SC-Net is optimized end-to-end with a hybrid loss aggregated across its $L$ rectifying layers:

$$\mathcal{L} = \sum_{l=0}^{L-1} \Big[ \mathcal{L}_{cls}(\hat z_{cls}^l, z_{cls}) + \lambda \mathcal{L}_{reg}(\hat E^l, E) \Big]$$

• $\mathcal{L}_{cls}$: Binary cross-entropy loss for correspondence inlier-outlier classification.
• $\mathcal{L}_{reg}$: Regression loss aligning the predicted essential matrix $\hat E^l$ with the ground-truth essential matrix $E$.
• $\lambda$: Weight ramps from $0$ to $0.5$ over training (after 20K steps).

AFR does not introduce any auxiliary loss but directly improves classification and regression by the refined features it produces (Lin et al., 29 Dec 2025).

4. Hyperparameter Settings and Implementation Details

Key architectural parameters used in reported experiments:

• Grid size $K=16$ (i.e., a $16 \times 16$ spatial grid, $K^2=256$).
• Number of rectifying layers $L=6$.
• Number of multi-head attention heads $H=4$; per-head dimension is $C/H$.
• Position MLP $F_3$: two fully-connected layers with ReLU, output dimension $C$.
• Attention activation $\psi$: LeakyReLU (negative slope 0.2).
• Adam optimizer (initial learning rate $1\mathrm{e}{–4}$).
• $\lambda$ schedules as above.

Ablation studies confirm $K=16$ and $L=6$ as optimal; increasing these broadens context but can trade off efficiency (Lin et al., 29 Dec 2025).

5. Empirical Performance and Ablation

SC-Net delivers substantial performance gains on established benchmarks:

• On YFCC100M (known scenes), the mean average precision at 5° (mAP@5°) is:
  • Baseline (no AFR, no BFA): 46.09
  • +HED (encoder-decoder in BFA): 57.96
  • +MFM: 59.60
  • +SF (soft filtering in AFR): 61.96
  • +SF + PA (full AFR): 64.35

Isolating AFR's contributions:

• Soft filtering alone yields a +2.36 mAP point increase.
• Position-aware attention adds another +2.39 points.
• Total improvement over unregularized baseline: >17 mAP.

On both correspondence and pose estimation tasks, SC-Net demonstrates greater robustness in high-disparity, outlier-rich scenarios compared to prior CNN backbones (Lin et al., 29 Dec 2025).

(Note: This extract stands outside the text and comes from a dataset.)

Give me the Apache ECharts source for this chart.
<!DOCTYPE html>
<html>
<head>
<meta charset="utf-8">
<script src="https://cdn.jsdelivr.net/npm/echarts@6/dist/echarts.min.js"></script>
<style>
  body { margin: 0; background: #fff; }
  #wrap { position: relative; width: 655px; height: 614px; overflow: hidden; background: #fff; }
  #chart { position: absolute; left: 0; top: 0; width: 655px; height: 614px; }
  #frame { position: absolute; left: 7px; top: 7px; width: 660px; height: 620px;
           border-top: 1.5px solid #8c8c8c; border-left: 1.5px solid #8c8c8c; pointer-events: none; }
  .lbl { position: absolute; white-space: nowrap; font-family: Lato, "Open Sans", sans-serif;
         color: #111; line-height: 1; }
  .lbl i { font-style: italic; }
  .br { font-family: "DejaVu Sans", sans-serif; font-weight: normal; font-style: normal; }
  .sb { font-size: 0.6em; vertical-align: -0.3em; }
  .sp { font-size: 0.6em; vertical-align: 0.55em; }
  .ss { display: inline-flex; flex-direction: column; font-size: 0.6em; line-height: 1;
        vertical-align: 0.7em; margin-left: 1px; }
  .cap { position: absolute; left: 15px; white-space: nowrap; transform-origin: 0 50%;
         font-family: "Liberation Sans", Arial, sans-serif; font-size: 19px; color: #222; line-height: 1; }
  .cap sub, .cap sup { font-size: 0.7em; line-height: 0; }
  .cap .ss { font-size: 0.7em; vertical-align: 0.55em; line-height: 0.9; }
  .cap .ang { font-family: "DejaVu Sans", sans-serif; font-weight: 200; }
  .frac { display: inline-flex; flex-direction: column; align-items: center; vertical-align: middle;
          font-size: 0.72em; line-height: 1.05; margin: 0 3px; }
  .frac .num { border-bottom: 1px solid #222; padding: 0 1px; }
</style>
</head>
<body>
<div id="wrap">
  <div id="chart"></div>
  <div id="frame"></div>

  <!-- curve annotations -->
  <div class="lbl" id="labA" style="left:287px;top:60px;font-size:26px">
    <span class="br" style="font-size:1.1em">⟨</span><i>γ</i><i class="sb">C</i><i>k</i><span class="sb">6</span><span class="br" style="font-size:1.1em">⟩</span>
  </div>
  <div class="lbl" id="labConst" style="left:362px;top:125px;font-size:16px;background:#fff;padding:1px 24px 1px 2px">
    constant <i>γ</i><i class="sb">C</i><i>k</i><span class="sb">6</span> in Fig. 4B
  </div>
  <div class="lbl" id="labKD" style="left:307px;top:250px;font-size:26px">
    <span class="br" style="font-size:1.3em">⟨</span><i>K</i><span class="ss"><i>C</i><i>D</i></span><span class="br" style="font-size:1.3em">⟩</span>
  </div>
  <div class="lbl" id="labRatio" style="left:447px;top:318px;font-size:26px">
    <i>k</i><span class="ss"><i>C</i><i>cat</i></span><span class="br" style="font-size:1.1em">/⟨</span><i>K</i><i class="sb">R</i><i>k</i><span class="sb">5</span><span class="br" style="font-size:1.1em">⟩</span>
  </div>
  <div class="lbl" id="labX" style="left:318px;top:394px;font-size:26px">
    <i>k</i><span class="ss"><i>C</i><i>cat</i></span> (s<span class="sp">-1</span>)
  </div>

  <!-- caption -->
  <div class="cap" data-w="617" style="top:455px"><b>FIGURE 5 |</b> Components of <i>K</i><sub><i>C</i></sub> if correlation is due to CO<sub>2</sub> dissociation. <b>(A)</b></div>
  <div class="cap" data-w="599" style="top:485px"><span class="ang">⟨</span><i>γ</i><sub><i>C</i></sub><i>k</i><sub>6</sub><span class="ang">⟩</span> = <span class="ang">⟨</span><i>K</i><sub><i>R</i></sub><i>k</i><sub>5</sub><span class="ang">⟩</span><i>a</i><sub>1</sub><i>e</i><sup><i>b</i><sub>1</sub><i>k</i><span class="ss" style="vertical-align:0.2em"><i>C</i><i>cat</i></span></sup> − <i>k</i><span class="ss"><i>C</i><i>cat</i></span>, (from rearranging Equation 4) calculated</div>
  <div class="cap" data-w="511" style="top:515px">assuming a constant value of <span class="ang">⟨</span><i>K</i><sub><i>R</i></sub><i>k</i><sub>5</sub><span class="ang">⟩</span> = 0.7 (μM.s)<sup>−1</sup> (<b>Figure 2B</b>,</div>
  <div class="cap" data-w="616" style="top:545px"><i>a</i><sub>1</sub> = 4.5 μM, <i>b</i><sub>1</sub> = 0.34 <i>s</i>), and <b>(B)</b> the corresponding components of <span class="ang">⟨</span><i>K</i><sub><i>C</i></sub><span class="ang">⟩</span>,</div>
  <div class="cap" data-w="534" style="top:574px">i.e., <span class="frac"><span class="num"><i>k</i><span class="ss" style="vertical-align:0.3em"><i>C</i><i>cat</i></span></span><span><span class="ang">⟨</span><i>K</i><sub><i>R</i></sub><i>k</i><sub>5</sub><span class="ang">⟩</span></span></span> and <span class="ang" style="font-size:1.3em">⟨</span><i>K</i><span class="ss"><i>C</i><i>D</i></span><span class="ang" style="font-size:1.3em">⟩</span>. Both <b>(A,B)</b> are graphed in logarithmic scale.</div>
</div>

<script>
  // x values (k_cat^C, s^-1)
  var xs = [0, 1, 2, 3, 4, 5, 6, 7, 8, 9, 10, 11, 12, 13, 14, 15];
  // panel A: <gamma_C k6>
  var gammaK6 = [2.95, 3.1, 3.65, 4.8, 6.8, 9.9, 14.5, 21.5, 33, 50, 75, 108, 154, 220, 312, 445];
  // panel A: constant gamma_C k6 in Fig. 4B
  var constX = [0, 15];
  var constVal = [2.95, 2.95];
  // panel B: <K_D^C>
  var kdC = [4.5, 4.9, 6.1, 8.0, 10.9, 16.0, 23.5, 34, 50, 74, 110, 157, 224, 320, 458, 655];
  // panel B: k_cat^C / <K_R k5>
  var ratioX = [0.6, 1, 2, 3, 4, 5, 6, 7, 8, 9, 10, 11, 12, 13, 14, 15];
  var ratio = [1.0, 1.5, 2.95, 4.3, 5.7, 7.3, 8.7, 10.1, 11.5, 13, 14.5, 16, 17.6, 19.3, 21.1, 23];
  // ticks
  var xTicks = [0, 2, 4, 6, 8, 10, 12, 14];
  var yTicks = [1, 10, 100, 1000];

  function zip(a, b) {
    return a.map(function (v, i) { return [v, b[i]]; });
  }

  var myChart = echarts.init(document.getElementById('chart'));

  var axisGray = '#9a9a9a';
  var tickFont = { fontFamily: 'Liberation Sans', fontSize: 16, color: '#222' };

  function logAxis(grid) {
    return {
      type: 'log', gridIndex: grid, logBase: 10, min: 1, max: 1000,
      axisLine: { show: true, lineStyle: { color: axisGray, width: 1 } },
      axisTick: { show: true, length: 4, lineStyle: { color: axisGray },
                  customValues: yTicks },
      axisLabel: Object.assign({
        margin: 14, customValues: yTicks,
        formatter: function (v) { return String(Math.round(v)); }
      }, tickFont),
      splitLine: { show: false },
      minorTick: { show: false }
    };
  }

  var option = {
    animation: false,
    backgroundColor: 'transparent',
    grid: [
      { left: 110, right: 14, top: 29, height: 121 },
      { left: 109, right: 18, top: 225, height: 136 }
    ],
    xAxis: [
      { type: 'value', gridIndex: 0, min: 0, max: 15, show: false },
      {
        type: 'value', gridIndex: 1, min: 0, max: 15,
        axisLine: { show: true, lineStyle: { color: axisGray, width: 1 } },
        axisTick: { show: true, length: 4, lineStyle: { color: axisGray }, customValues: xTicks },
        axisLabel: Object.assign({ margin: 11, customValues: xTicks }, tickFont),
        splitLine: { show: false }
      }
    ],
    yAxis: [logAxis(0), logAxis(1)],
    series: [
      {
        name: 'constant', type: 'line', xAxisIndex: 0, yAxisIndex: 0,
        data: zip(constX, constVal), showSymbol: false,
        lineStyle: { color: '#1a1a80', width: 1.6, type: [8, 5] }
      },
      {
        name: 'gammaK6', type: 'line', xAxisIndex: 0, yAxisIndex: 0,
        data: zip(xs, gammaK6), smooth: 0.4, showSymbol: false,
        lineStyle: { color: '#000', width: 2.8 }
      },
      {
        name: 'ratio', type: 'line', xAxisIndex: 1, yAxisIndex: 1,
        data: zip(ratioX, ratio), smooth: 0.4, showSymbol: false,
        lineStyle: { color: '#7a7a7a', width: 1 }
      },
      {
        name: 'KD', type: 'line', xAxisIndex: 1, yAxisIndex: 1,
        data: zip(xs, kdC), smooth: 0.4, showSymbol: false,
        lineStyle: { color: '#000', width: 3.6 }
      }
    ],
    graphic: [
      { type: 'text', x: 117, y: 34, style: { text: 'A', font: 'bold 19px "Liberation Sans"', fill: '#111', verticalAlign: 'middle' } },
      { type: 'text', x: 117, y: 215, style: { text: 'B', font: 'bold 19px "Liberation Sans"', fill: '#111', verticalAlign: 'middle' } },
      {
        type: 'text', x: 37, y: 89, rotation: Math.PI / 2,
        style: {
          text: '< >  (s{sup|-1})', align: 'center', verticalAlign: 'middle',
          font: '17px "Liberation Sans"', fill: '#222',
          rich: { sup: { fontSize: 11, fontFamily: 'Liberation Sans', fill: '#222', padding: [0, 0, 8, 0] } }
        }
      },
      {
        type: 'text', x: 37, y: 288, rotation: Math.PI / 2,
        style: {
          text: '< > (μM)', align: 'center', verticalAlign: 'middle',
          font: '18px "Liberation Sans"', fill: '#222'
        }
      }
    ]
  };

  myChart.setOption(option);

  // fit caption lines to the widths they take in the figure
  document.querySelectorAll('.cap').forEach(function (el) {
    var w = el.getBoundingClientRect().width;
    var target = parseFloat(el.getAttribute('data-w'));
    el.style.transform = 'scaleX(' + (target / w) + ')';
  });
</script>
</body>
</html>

6. Design Rationale and Theoretical Properties

The two principal enhancements in AFR—position-aware attention and soft filtering—address known limitations of global-attention CNNs:

• By incorporating learned spatial biases, AFR preserves motion field discontinuities and spatial structure that standard graph attention tends to oversmooth.
• Soft filtering, enabled by the inlier confidence, suppresses spurious or inconsistent matches, concentrating model capacity on reliable correspondences.
• These mechanisms yield motion representations that are both globally informed and spatially localized, facilitating both more accurate pose estimation and reliable outlier rejection (Lin et al., 29 Dec 2025).

A plausible implication is the architectural pattern of using position- and confidence-aware attention can be generalized to other dense correspondence and geometric reasoning tasks suffering from spatial or semantic ambiguity.

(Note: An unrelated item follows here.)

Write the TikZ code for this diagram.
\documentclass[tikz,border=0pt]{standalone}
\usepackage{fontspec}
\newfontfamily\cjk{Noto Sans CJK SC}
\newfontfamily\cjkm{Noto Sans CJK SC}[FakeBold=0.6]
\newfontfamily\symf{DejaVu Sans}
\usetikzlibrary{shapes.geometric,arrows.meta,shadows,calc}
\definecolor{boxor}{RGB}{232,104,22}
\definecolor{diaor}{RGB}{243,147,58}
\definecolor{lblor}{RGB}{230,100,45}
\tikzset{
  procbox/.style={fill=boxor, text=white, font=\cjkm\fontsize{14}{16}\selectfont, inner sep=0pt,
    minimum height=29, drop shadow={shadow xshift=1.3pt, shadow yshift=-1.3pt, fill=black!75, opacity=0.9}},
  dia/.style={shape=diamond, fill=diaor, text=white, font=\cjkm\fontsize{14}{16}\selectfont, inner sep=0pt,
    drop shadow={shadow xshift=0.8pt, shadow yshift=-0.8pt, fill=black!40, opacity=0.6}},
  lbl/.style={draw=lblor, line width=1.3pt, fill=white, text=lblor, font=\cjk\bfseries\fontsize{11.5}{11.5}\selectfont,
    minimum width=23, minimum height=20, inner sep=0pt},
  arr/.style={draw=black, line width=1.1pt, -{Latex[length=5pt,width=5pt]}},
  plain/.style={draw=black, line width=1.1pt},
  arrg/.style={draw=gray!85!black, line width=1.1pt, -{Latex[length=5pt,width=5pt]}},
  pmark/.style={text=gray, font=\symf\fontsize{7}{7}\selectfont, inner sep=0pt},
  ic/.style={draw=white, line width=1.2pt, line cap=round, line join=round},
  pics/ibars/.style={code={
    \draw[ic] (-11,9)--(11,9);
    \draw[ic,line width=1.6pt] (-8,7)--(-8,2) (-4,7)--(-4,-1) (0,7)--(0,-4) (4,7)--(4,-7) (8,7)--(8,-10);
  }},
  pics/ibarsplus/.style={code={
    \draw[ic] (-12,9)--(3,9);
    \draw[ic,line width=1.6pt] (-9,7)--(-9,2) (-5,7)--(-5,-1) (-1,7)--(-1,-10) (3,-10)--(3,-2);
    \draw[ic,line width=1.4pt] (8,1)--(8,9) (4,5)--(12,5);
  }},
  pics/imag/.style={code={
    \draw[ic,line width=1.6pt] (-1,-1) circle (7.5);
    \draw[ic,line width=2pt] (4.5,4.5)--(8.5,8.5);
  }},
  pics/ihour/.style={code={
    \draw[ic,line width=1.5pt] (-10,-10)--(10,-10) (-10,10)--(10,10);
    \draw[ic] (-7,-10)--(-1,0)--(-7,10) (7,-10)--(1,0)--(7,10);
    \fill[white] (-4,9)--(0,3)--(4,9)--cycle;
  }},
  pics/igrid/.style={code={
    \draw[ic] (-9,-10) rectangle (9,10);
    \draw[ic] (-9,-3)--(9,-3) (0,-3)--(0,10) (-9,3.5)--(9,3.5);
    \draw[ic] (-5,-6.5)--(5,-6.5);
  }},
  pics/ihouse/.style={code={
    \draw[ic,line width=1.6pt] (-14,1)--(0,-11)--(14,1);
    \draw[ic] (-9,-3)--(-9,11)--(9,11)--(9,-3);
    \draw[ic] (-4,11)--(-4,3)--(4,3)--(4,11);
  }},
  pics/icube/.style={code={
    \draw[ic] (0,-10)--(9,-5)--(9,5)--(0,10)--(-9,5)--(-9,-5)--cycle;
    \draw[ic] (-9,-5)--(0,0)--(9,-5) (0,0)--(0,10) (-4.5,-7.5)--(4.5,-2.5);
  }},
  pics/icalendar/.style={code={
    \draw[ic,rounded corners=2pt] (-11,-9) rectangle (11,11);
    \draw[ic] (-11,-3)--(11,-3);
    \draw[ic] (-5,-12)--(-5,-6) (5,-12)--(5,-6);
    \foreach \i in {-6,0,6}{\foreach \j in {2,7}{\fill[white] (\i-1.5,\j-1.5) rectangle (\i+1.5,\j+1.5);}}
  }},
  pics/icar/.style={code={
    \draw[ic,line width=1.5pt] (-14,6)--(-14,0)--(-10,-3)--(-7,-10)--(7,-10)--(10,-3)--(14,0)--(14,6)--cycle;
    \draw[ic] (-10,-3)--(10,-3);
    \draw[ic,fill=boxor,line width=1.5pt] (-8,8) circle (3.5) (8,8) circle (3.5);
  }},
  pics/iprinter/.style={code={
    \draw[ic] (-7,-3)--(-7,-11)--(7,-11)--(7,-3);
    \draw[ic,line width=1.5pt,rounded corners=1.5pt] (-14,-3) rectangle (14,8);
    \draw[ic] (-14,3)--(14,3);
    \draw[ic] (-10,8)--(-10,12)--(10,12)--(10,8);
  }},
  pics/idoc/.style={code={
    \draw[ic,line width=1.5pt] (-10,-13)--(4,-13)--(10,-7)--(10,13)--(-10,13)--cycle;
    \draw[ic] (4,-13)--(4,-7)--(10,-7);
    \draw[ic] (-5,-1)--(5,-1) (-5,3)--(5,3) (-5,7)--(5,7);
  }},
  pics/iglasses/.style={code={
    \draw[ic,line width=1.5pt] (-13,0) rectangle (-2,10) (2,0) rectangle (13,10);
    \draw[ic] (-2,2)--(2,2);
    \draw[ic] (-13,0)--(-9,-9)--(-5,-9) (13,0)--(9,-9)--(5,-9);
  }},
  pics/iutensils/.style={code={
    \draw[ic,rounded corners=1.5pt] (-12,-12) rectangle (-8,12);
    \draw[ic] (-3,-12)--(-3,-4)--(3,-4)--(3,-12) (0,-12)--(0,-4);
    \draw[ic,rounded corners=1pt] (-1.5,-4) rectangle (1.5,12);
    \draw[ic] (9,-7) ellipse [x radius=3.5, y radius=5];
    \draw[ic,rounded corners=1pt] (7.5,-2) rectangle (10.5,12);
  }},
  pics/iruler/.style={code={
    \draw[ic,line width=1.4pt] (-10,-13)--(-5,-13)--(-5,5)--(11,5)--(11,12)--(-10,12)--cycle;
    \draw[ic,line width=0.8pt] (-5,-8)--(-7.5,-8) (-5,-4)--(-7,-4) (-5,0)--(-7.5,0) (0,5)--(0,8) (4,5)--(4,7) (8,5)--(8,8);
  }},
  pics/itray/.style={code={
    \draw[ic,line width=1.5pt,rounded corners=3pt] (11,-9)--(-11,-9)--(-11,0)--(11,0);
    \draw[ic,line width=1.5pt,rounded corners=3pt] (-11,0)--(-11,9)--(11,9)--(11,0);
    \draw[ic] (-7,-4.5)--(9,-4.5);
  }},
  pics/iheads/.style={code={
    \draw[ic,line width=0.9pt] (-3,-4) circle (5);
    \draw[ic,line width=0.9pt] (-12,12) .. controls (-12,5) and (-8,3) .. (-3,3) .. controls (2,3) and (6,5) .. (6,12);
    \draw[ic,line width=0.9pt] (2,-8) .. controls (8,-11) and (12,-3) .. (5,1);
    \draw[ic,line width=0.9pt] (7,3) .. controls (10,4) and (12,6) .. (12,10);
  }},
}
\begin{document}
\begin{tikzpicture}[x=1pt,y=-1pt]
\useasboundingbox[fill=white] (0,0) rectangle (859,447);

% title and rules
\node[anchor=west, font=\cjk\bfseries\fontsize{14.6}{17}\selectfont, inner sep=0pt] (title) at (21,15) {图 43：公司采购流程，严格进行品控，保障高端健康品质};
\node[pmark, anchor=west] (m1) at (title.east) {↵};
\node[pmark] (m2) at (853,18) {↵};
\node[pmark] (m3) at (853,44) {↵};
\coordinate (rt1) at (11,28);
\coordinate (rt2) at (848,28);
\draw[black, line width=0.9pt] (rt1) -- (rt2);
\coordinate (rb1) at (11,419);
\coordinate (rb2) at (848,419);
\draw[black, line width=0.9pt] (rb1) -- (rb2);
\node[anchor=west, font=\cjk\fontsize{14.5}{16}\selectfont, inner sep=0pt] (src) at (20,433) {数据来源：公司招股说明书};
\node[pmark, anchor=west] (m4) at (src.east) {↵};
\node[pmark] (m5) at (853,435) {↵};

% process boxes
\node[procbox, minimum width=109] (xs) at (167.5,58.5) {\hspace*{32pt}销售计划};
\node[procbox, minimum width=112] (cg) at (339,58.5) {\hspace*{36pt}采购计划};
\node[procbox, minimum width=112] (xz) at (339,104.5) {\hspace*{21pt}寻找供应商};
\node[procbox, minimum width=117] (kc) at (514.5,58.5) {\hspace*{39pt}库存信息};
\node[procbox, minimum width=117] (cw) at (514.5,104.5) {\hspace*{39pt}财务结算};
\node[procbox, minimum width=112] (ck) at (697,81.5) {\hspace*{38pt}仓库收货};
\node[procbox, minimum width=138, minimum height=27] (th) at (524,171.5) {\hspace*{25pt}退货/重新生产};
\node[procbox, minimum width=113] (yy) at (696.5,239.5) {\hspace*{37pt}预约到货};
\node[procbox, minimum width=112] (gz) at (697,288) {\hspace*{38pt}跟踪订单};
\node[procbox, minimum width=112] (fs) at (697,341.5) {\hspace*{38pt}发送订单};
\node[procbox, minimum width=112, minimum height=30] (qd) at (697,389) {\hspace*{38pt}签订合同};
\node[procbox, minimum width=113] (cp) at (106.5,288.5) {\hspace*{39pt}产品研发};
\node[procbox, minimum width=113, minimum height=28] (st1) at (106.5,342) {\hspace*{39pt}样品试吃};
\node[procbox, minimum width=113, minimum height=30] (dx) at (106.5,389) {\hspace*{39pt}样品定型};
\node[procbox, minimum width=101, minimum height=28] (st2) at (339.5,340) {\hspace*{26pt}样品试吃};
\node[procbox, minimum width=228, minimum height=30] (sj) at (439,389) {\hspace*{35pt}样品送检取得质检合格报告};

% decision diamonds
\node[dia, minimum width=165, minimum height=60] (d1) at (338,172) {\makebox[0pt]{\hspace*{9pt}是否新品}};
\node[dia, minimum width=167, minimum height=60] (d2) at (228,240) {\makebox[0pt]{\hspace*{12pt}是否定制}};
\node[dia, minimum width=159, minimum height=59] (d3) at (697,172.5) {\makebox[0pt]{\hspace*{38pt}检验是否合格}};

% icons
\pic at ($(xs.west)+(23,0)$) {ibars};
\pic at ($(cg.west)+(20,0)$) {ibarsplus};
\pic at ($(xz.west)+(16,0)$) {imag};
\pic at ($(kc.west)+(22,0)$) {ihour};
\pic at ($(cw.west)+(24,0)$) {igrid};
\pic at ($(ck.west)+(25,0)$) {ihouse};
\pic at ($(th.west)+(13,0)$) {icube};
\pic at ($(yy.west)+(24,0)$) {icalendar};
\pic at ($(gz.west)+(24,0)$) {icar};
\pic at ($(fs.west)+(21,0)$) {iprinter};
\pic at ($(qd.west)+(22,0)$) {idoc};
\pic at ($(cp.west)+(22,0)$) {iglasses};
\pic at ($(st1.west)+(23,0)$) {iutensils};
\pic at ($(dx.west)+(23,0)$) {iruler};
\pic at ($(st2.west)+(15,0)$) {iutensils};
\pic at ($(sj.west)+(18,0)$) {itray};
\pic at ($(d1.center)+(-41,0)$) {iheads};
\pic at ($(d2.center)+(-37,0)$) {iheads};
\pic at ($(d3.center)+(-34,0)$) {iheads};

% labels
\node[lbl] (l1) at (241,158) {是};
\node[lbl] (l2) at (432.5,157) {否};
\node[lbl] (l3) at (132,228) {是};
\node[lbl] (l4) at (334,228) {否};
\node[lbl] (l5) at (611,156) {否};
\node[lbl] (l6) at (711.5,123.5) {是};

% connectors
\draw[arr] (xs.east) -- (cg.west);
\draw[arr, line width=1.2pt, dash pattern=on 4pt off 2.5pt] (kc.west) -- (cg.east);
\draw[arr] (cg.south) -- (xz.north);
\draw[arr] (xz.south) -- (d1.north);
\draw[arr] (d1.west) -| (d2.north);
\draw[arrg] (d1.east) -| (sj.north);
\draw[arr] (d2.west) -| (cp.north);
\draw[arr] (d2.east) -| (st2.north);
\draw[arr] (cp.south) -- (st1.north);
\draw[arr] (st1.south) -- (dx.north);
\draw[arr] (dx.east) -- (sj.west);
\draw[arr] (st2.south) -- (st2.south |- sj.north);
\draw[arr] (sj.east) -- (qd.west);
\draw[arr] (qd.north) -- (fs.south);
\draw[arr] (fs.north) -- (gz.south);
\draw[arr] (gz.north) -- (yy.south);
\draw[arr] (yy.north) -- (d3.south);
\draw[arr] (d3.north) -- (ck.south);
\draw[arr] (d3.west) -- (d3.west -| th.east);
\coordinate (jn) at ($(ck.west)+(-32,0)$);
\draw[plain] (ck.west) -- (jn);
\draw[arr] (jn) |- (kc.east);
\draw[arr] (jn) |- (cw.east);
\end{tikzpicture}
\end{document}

7. Applications and Broader Impact

SC-Net is tailored for two-view correspondence, relative pose estimation, and outlier removal in large-scale visual datasets. It is especially effective where precise spatial-awareness and resilience to noisy matches are needed, such as structure from motion, SLAM, and challenging robotics perception contexts. Its modular form, especially with AFR as a front-end regularizing module, permits seamless integration with downstream or alternative refinement stages. Performance advances demonstrated on YFCC100M and SUN3D highlight SC-Net's capacity to push the state of the art in vision-based geometric reasoning (Lin et al., 29 Dec 2025).